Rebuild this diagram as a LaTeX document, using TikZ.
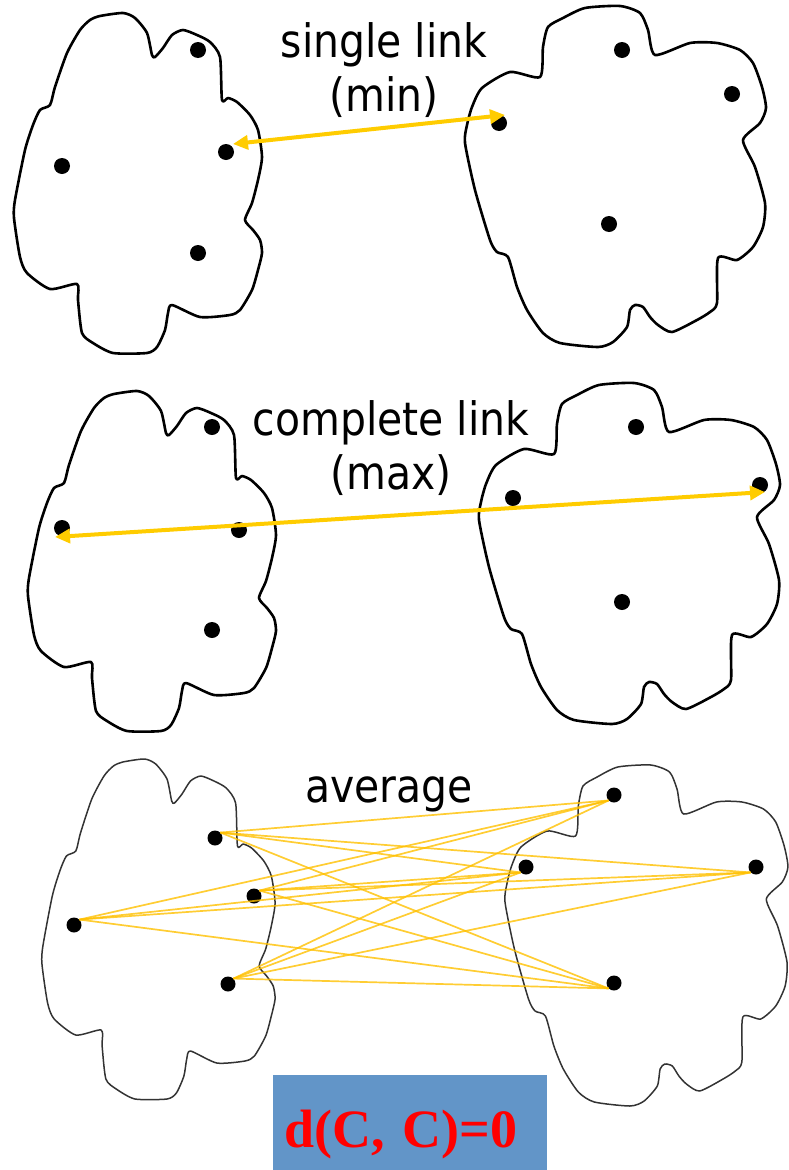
\documentclass[tikz,border=0pt]{standalone}
\usepackage{fontspec}
\newfontfamily\labelfont[FakeStretch=0.89]{DejaVu Sans}
\newfontfamily\boxfont{Liberation Serif}
\usetikzlibrary{arrows.meta}
\definecolor{linkyellow}{RGB}{255,204,0}
\definecolor{avgyellow}{RGB}{255,192,0}
\definecolor{boxblue}{RGB}{98,149,200}
\tikzset{
    >={Triangle[length=15pt, width=14pt]}, % filled heads on the links
    point/.style={circle, fill, inner sep=0pt, minimum size=16pt},
    blob/.style={line width=2.6pt, color=black, line join=round},
    thinblob/.style={line width=1.5pt, color=black!80, line join=round},
    link/.style={<->, line width=4pt, draw=linkyellow},
    avg/.style={line width=1.7pt, draw=avgyellow, opacity=0.8},
    caption/.style={font=\labelfont\fontsize{46}{54}\selectfont, align=center, inner sep=0pt},
    % outline of the cluster on the left
    leftcloud/.pic={
        \draw plot[smooth cycle, tension=0.4] coordinates {
            (100,16) (123,13) (135,18) (147,33) (152,55) (155,57) (163,48) (172,35)
            (183,30) (197,35) (210,42) (220,57) (222,100) (228,98) (237,102) (250,115)
            (258,130) (262,157) (258,180) (252,203) (245,220) (253,230) (260,240) (262,253)
            (258,270) (252,290) (240,310) (230,315) (200,317) (172,305) (168,313) (165,330)
            (157,347) (147,353) (113,353) (93,343) (82,333) (78,300) (77,284) (50,289)
            (27,273) (20,257) (14,218) (15,200) (25,150) (33,125) (40,110) (50,105)
            (55,87) (67,53) (80,30) (90,20)};
    },
    % outline of the cluster on the right
    rightcloud/.pic={
        \draw plot[smooth cycle, tension=0.4] coordinates {
            (585,8) (620,6) (640,13) (648,30) (655,55) (690,43) (717,43) (740,50)
            (753,63) (762,87) (766,108) (760,123) (743,140) (755,167) (765,203) (763,227)
            (753,247) (737,260) (718,258) (717,303) (710,312) (697,320) (672,332) (658,325)
            (650,317) (643,307) (635,305) (630,310) (627,327) (613,342) (598,347) (560,343)
            (543,333) (527,310) (517,287) (508,257) (497,252) (490,240) (475,190) (465,143)
            (467,125) (472,107) (482,88) (510,72) (540,77) (543,47) (548,27) (563,18)};
    }
}

\begin{document}
\begin{tikzpicture}[x=1pt, y=-1pt]
    \useasboundingbox (0,0) rectangle (788,1170);

    % single link
    \pic[blob] at (0,0) {leftcloud};
    \pic[blob] at (0,0) {rightcloud};
    \node[point] (a1) at (198,50) {};
    \node[point] (a2) at (226,152) {};
    \node[point] (a3) at (62,166) {};
    \node[point] (a4) at (198,253) {};
    \node[point] (b1) at (622,50) {};
    \node[point] (b2) at (732,94) {};
    \node[point] (b3) at (499,123) {};
    \node[point] (b4) at (609,224) {};
    \node[caption, anchor=north] (single) at (384,22) {single link\\(min)};
    \draw[link] ([shift={(7,-8)}]a2.center) -- ([shift={(6,-8)}]b3.center);

    % complete link
    \pic[blob] at (14,378) {leftcloud};
    \pic[blob] at (14,377) {rightcloud};
    \node[point] (c1) at (212,427) {};
    \node[point] (c2) at (239,530) {};
    \node[point] (c3) at (62,528) {};
    \node[point] (c4) at (212,630) {};
    \node[point] (d1) at (636,427) {};
    \node[point] (d2) at (760,485) {};
    \node[point] (d3) at (513,498) {};
    \node[point] (d4) at (622,602) {};
    \node[caption, anchor=north] (complete) at (391,400) {complete link\\(max)};
    \draw[link] ([shift={(-7,9)}]c3.center) -- ([shift={(5,7)}]d2.center);

    % average
    \pic[thinblob, xscale=0.94] at (28.8,746) {leftcloud};
    \pic[thinblob, xscale=0.94] at (67.9,759) {rightcloud};
    \node[point, minimum size=15pt] (e1) at (215,838) {};
    \node[point, minimum size=15pt] (e2) at (254,896) {};
    \node[point, minimum size=15pt] (e3) at (74,925) {};
    \node[point, minimum size=15pt] (e4) at (228,984) {};
    \node[point, minimum size=15pt] (f1) at (614,795) {};
    \node[point, minimum size=15pt] (f2) at (526,867) {};
    \node[point, minimum size=15pt] (f3) at (756,867) {};
    \node[point, minimum size=15pt] (f4) at (614,983) {};
    \node[caption, anchor=base] (average) at (389,802) {average};
    \foreach \i in {1,...,4}
        \foreach \j in {1,...,4}
            \draw[avg] (e\i.north east) -- (f\j.south west);

    \node[anchor=north west, fill=boxblue, minimum width=274pt, minimum height=95pt,
          text width=252pt, align=left, inner xsep=11pt, inner ysep=0pt,
          text height=49pt, text depth=0pt, text=red,
          font=\boxfont\bfseries\fontsize{54}{60}\selectfont] (dist) at (273,1075) {d(C, C)=0};
\end{tikzpicture}
\end{document}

◆ Written exercise
Quote the material word for word, dropping any images it holds.

◆ Finished exercise
Rebuild this diagram as a LaTeX document, using TikZ.
\documentclass[tikz,border=0pt]{standalone}
\usepackage{fontspec}
\newfontfamily\labelfont[FakeStretch=0.89]{DejaVu Sans}
\newfontfamily\boxfont{Liberation Serif}
\usetikzlibrary{arrows.meta}
\definecolor{linkyellow}{RGB}{255,204,0}
\definecolor{avgyellow}{RGB}{255,192,0}
\definecolor{boxblue}{RGB}{98,149,200}
\tikzset{
    >={Triangle[length=15pt, width=14pt]}, % filled heads on the links
    point/.style={circle, fill, inner sep=0pt, minimum size=16pt},
    blob/.style={line width=2.6pt, color=black, line join=round},
    thinblob/.style={line width=1.5pt, color=black!80, line join=round},
    link/.style={<->, line width=4pt, draw=linkyellow},
    avg/.style={line width=1.7pt, draw=avgyellow, opacity=0.8},
    caption/.style={font=\labelfont\fontsize{46}{54}\selectfont, align=center, inner sep=0pt},
    % outline of the cluster on the left
    leftcloud/.pic={
        \draw plot[smooth cycle, tension=0.4] coordinates {
            (100,16) (123,13) (135,18) (147,33) (152,55) (155,57) (163,48) (172,35)
            (183,30) (197,35) (210,42) (220,57) (222,100) (228,98) (237,102) (250,115)
            (258,130) (262,157) (258,180) (252,203) (245,220) (253,230) (260,240) (262,253)
            (258,270) (252,290) (240,310) (230,315) (200,317) (172,305) (168,313) (165,330)
            (157,347) (147,353) (113,353) (93,343) (82,333) (78,300) (77,284) (50,289)
            (27,273) (20,257) (14,218) (15,200) (25,150) (33,125) (40,110) (50,105)
            (55,87) (67,53) (80,30) (90,20)};
    },
    % outline of the cluster on the right
    rightcloud/.pic={
        \draw plot[smooth cycle, tension=0.4] coordinates {
            (585,8) (620,6) (640,13) (648,30) (655,55) (690,43) (717,43) (740,50)
            (753,63) (762,87) (766,108) (760,123) (743,140) (755,167) (765,203) (763,227)
            (753,247) (737,260) (718,258) (717,303) (710,312) (697,320) (672,332) (658,325)
            (650,317) (643,307) (635,305) (630,310) (627,327) (613,342) (598,347) (560,343)
            (543,333) (527,310) (517,287) (508,257) (497,252) (490,240) (475,190) (465,143)
            (467,125) (472,107) (482,88) (510,72) (540,77) (543,47) (548,27) (563,18)};
    }
}

\begin{document}
\begin{tikzpicture}[x=1pt, y=-1pt]
    \useasboundingbox (0,0) rectangle (788,1170);

    % single link
    \pic[blob] at (0,0) {leftcloud};
    \pic[blob] at (0,0) {rightcloud};
    \node[point] (a1) at (198,50) {};
    \node[point] (a2) at (226,152) {};
    \node[point] (a3) at (62,166) {};
    \node[point] (a4) at (198,253) {};
    \node[point] (b1) at (622,50) {};
    \node[point] (b2) at (732,94) {};
    \node[point] (b3) at (499,123) {};
    \node[point] (b4) at (609,224) {};
    \node[caption, anchor=north] (single) at (384,22) {single link\\(min)};
    \draw[link] ([shift={(7,-8)}]a2.center) -- ([shift={(6,-8)}]b3.center);

    % complete link
    \pic[blob] at (14,378) {leftcloud};
    \pic[blob] at (14,377) {rightcloud};
    \node[point] (c1) at (212,427) {};
    \node[point] (c2) at (239,530) {};
    \node[point] (c3) at (62,528) {};
    \node[point] (c4) at (212,630) {};
    \node[point] (d1) at (636,427) {};
    \node[point] (d2) at (760,485) {};
    \node[point] (d3) at (513,498) {};
    \node[point] (d4) at (622,602) {};
    \node[caption, anchor=north] (complete) at (391,400) {complete link\\(max)};
    \draw[link] ([shift={(-7,9)}]c3.center) -- ([shift={(5,7)}]d2.center);

    % average
    \pic[thinblob, xscale=0.94] at (28.8,746) {leftcloud};
    \pic[thinblob, xscale=0.94] at (67.9,759) {rightcloud};
    \node[point, minimum size=15pt] (e1) at (215,838) {};
    \node[point, minimum size=15pt] (e2) at (254,896) {};
    \node[point, minimum size=15pt] (e3) at (74,925) {};
    \node[point, minimum size=15pt] (e4) at (228,984) {};
    \node[point, minimum size=15pt] (f1) at (614,795) {};
    \node[point, minimum size=15pt] (f2) at (526,867) {};
    \node[point, minimum size=15pt] (f3) at (756,867) {};
    \node[point, minimum size=15pt] (f4) at (614,983) {};
    \node[caption, anchor=base] (average) at (389,802) {average};
    \foreach \i in {1,...,4}
        \foreach \j in {1,...,4}
            \draw[avg] (e\i.north east) -- (f\j.south west);

    \node[anchor=north west, fill=boxblue, minimum width=274pt, minimum height=95pt,
          text width=252pt, align=left, inner xsep=11pt, inner ysep=0pt,
          text height=49pt, text depth=0pt, text=red,
          font=\boxfont\bfseries\fontsize{54}{60}\selectfont] (dist) at (273,1075) {d(C, C)=0};
\end{tikzpicture}
\end{document}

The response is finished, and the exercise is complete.